Joseph Lee's Perspectives
My view of the world
September 2, 2008--Fighting Traffic and Management Evaluation

                On my way to Tokyo and back, I started reading a book that had a fairly boring title—Traffic.  Written by Tom Vanderbilt, it proclaimed to be a study of how people dealt with, well, traffic.   But I am glued to it now.


                The underlying premise in the book is that driving a vehicle is not only a very complicated routine, but that it totally consumes us.  Worse, it changes us into inhumane beasts who can do things to other drivers that we would never consider doing to another human being.  The book is filled with fascinating data and studies on behavior behind the steering wheel.


                But that is not why I’m writing this.


                Rather, there is a chapter in the book that intrigued me.   Tom tells us that there is a litany of research showing most people believe themselves to be “above average” drivers.  This is not surprising, given how people tend to think higher of themselves than they actually are.  But then he addressed the questions—why do people believe this, and what are the effects?


                I teach management and am also a corporate trainer.  This chapter reminds me of how people in management positions think they are a great manager and leader, even though there is little basis to conclude this.


                The traffic analogy is a beautiful one.  The author tells us that it is very difficult to assess oneself without objective feedback.  An Olympic athlete can measure the time of his event, the height of his jump, the distance of his throw, or the goals that he scored.  If he/she participated in an event that required judging, there is video-taped playback and other objective means to measure performance.  A driver has a driver’s test, and then blames the world for anything that causes an accident—the other car was driving too slowly, the pedestrian never should have crossed there, the brakes on this car is too loose, this car has too many blind spots, visibility was poor.  It is rarely or never his own fault.  You're a good driver if you haven't run over anyone in the last twelve months.


                A manager reacts similarly.  Any time performance falls below par, it is the economy, the subordinates, the product, the boss, the print shop, the supplier, the overseas’ outsourced process, or the company policies that are at fault.  And when all goes well, of course, the manager gets all the credit.  Without an objective guideline, no wonder we feel so good about ourselves.           


                “Wait a minute,” you say, “Companies do have performance guidelines, and they are very objective.”


                You list them out, “Sales, number of calls made, number of complaints, departmental profit, number of new customers signed up, etc.”


                And then I say, “Exactly.”


                None of those numbers measure anything except for, well those numbers themselves, which could have occurred for reasons totally outside of the control of the individual, and often, which measures nothing.  A salesman who made more calls could simply have had luck with a predecessors target list, or could be making calls that lead to no sales.  Sales figures, likewise, could have resulted from a variety of reasons that have nothing to do with the performance of the individual. 

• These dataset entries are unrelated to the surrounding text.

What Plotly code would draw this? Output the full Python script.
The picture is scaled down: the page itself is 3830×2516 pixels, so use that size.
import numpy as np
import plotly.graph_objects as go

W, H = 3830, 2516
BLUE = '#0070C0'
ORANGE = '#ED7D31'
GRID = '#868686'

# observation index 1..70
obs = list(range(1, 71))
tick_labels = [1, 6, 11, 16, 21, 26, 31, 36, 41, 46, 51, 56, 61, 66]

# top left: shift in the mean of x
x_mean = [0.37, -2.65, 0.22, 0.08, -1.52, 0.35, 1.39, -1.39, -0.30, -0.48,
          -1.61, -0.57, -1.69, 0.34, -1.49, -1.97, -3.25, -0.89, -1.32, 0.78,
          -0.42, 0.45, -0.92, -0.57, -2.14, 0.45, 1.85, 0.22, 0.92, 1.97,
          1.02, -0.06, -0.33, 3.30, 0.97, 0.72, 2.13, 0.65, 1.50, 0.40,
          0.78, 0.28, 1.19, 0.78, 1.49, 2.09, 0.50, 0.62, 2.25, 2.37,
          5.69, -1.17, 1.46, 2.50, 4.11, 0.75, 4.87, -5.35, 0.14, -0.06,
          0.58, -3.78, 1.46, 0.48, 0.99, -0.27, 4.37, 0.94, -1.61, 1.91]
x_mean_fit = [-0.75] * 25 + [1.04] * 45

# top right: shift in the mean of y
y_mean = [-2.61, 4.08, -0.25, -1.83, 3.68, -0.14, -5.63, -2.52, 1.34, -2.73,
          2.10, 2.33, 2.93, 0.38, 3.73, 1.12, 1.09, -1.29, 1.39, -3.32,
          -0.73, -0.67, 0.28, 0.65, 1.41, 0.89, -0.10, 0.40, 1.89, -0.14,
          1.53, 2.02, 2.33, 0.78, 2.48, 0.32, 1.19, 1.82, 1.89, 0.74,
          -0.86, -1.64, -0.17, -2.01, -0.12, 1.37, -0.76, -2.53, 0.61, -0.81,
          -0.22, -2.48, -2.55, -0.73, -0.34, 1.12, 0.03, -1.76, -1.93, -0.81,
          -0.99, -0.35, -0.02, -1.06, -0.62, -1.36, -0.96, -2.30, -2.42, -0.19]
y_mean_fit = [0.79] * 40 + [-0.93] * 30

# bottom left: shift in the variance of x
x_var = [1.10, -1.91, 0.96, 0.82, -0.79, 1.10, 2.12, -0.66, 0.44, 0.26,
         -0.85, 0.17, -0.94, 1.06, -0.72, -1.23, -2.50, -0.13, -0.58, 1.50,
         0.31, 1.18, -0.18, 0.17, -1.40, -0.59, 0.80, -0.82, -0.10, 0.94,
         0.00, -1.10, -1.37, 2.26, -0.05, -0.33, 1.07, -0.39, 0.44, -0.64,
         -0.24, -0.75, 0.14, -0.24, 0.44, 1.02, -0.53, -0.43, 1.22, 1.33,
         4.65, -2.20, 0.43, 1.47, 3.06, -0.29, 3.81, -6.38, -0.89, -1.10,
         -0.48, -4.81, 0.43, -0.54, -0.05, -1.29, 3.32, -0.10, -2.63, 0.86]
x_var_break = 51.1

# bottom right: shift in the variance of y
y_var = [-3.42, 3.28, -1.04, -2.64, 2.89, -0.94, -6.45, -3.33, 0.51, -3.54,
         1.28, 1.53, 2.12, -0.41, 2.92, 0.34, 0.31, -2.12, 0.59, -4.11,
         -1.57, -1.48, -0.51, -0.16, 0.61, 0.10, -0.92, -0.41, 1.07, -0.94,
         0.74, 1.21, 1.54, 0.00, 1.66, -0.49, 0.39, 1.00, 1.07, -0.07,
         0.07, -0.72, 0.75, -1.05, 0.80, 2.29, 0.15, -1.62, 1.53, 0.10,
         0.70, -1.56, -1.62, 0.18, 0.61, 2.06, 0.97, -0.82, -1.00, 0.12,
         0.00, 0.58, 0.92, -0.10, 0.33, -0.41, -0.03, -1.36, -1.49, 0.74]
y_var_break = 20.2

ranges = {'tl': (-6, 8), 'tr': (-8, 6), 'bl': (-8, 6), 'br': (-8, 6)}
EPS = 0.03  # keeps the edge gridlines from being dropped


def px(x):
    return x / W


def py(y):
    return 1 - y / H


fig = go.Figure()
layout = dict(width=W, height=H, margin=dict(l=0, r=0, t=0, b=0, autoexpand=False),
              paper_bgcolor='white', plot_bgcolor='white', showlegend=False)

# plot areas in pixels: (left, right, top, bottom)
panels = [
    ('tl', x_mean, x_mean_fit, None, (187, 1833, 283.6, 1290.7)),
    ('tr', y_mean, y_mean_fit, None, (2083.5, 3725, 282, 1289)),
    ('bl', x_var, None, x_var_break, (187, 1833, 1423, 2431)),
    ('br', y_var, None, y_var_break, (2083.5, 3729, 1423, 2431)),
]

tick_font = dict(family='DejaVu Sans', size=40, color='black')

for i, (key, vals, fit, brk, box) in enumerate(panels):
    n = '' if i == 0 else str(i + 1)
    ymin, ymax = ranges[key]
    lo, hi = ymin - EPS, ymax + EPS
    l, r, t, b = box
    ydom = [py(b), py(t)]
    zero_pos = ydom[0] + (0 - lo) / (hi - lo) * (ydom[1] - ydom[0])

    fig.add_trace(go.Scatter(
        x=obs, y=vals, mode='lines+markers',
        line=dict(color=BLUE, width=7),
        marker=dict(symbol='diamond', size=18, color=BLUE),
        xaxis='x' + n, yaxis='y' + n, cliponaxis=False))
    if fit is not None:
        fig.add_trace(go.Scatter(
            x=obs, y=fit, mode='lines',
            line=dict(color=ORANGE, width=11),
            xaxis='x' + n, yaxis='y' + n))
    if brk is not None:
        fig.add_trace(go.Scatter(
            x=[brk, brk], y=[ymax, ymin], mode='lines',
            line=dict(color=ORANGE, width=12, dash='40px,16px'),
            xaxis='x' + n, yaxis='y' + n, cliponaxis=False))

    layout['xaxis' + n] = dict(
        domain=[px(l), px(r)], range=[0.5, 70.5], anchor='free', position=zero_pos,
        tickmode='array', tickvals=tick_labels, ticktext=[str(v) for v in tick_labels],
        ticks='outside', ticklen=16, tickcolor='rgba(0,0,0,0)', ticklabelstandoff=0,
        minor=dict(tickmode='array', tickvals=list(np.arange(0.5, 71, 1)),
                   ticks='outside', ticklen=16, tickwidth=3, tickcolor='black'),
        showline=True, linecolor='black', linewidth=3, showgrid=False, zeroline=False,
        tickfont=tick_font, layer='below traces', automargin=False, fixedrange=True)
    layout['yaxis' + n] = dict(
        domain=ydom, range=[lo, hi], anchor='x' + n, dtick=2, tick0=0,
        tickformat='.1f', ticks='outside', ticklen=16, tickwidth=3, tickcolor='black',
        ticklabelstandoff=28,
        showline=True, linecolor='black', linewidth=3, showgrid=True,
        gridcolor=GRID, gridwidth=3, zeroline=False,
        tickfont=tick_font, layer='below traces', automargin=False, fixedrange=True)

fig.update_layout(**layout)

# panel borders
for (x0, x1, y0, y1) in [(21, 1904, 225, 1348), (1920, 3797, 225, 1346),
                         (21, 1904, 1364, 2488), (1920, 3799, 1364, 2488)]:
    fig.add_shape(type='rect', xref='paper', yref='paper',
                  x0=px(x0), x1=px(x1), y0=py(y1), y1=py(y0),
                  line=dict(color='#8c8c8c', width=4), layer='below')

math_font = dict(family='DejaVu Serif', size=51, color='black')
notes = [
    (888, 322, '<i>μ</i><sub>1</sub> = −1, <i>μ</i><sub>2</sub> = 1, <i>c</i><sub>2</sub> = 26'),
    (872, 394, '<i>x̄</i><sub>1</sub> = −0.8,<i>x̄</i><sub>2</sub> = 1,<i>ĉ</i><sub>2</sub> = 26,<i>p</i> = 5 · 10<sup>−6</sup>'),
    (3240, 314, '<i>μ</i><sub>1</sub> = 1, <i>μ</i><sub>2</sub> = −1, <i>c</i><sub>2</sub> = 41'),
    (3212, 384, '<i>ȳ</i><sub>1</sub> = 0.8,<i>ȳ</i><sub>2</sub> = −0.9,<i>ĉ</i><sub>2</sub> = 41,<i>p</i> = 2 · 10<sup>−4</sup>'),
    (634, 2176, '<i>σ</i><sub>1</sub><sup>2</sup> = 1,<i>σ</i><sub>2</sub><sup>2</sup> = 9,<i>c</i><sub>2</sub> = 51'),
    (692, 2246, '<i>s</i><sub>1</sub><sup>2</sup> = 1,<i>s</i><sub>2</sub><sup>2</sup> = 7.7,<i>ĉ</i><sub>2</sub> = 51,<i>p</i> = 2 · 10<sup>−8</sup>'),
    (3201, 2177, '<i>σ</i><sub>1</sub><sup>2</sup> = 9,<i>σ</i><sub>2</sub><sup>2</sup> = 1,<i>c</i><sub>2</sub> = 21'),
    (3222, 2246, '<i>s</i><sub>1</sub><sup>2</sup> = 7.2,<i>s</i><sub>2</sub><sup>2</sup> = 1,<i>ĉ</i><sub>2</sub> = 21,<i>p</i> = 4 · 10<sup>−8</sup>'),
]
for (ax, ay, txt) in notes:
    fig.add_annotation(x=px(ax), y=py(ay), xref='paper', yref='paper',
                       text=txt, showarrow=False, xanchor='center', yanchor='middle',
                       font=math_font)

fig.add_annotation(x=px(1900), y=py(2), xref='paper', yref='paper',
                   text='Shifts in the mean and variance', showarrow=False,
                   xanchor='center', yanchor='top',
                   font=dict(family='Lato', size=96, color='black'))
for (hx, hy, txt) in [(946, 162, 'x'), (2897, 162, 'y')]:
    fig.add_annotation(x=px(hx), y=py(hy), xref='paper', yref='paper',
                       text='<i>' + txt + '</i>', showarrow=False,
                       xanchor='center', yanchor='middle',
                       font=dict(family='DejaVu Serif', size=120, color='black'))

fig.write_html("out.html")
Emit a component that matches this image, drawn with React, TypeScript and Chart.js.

                In Traffic, Tom tells of an insurance investigator, H.W. Heinrich who wrote in a 1931 book Industrial Accident Prevention: A Scientific Approach, that for every 1 major injury (including fatality), there were 29 minor injuries and 300 near misses.  He organized this into what he called the Heinrich triangle, showing the 1 at the top, the 29 in the middle and the 300 at the bottom.  If someone wanted to reduce traffic accidents, they should waste little time studying the 1 injury, but focus not only on the 29 minor ones, but mostly the 300 near misses.


                And to end the traffic story, Tom mentions that one of the best ways to get objective feedback for drivers is to place a camera in the car, which runs continuously.  When a strong force (such as sudden braking or steering or impact) is registered, the camera will store the immediate 10-15 seconds prior to and after the event--like a black box of a plane.  By doing this, the studies have found that accidents are often avoided through sheer luck.  A driver brakes suddenly for a pedestrian, but the camera shows that he was trying to make a cell phone call right before that.  A car veers off the road, narrowly avoiding a child (whom the driver did not see), because the driver’s eyes were closed for 7 seconds—he fell asleep.   Those with the Drivercams installed and who claimed themselves to be above average drivers were soon reduced to admitting that there was so much that they were unaware of.


                This is the best kind of objective feedback.


                Coming back to our world of managers.  After every major “crisis” in your organization, many which never hit the performance matrix, do you do a “look back” to see what went wrong or went right?   Is there an objective eye in the organization that can provide you with unadulterated feedback?   Do you and your managers all grade yourselves to be above average?  When your secretary and staff complain to you, are they the drivercam that you need?  When you have a screaming customer, is he giving you the best feedback?